Anna Oppermann: Darstellung im visuellen Bereich

in Katalog: Identität -- Versuche bildhafter Selbstdefinition, Berlin/Frankfurt a. M. 1974, o. S.

Darstellung im visuellen Bereich ist für mich Kompensation von Frustration und Aggression und -- Reflexion. Es gibt Motivationen, die bewußt und gewußt sein müssen.
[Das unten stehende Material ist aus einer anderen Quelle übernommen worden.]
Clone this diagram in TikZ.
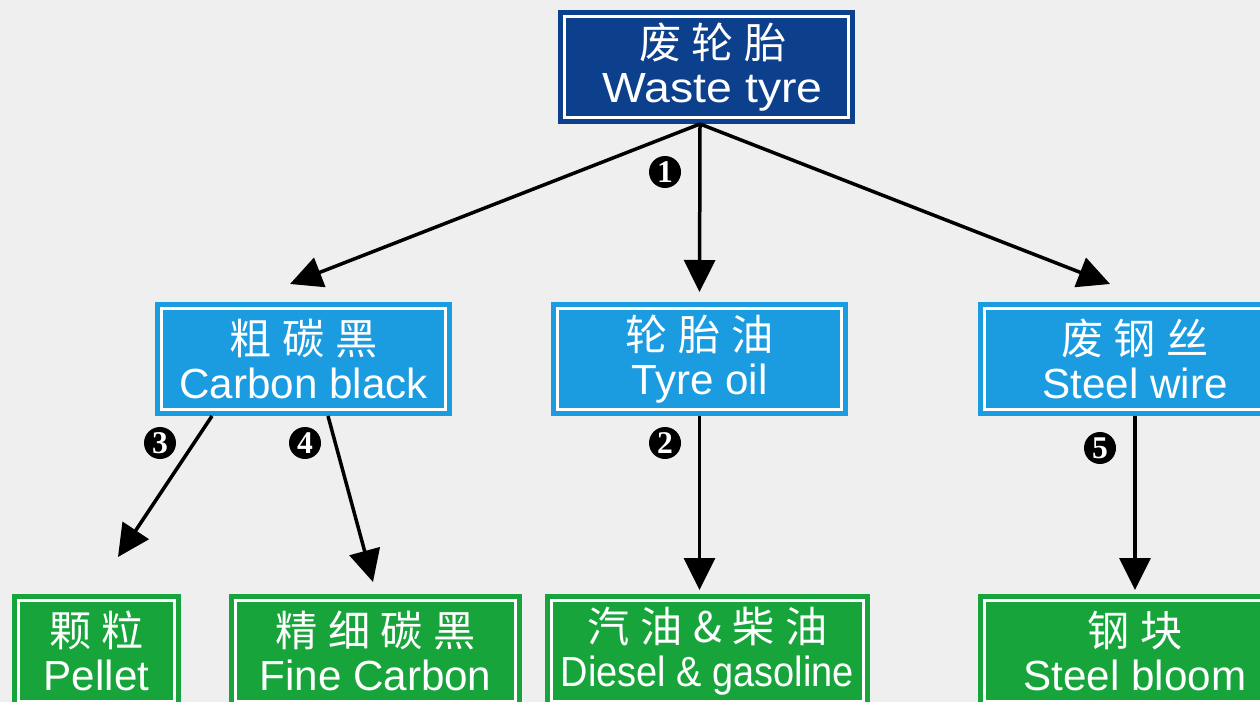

Ich baute Stilleben auf, um ein Bild zu machen (wie Maler seit jeher tun), machte Skizzen, wurde selten fertig mit dem Bild (was als Unvermögen empfunden wurde), machte Fotos von einzelnen Phasen und arrangierte irgendwann alles zusammen, um Stilleben und Übersetzung besser vergleichen zu können. -- Manche Skizze ist besser als die Zeichnung, man fragt sich warum -- warum gerade so -- dieses Symbol, jenes Symptom.
Indem ich spontane Äußerungen, Klischees, Idylle, Zustände, Phrasen, Paraphrasen, Projektionen und Assoziationen fixiere, habe ich die Möglichkeit herauszubekommen, wer, wie, was und warum ich, andere, die Zustände, die Umstände "so" sind.
Manches ist altarähnlich arrangiert, hat aber mit Religion und Mystifikation nichts zu tun, was natürlich nicht heißt, daß alles dem Bewußtsein zugänglich ist.
Wichtig: Hinweis auf mein persönliches intensiv sein zuerst im organischen Bereich -- orgiastisch im Nächstliegenden! -- Dann Interesse an den Reaktionen des Unbewußten -- Stellungnahme des Bewußtseins -- Konflikt der Trennung dieser Ebenen, der Intellekt und Intuition wiederum stimuliert. Widerspruch und Ergänzung durch andere werden erhofft.
Ich hasse endgültige, sich absolut gebärdende Formulierungen. Zitate innerhalb des Ensembles sind nicht etwa als umfassende Deutungen hinzunehmen. Da ein gebrochenes Verhältnis zur Verbalartikulation besteht, kann ich mich über ein Wort oder Zitat mindestens so wundern, wie über ein Fundstück, das mein visuelles Interesse erregt. Im übrigen schätze ich an meinen Ensembles besonders, daß ich entfernen und ergänzen kann.
Es wurde akzeptiert die Freudsche Deutung, daß künstlerische Darstellung Ersatz für oder Flucht vor dem Leben sei: "Phantasiewelt als Schonung beim schmerzlich empfundenen Übergang vom Lust- zum Realitätsprinzip."
Bediene ich mich der Wahrnehmungslust der Formschönheit als Verlockungsprämie? (Freud)
Darstellung im visuellen Bereich ist für mich Katharsis, Meditation, Reflexion, Kommunikation.
Suche ich meine Identität oder versuche ich sie zu bewahren? Bin ich parasitär? Emanzipation kontra Manipulation!
Richard de Martino: "Das Ego als bejahendes Subjekt kommt chronologisch nicht vor dem Ego als bejahtes Objekt, noch kommt seine Individualisierung vor seiner Spaltung."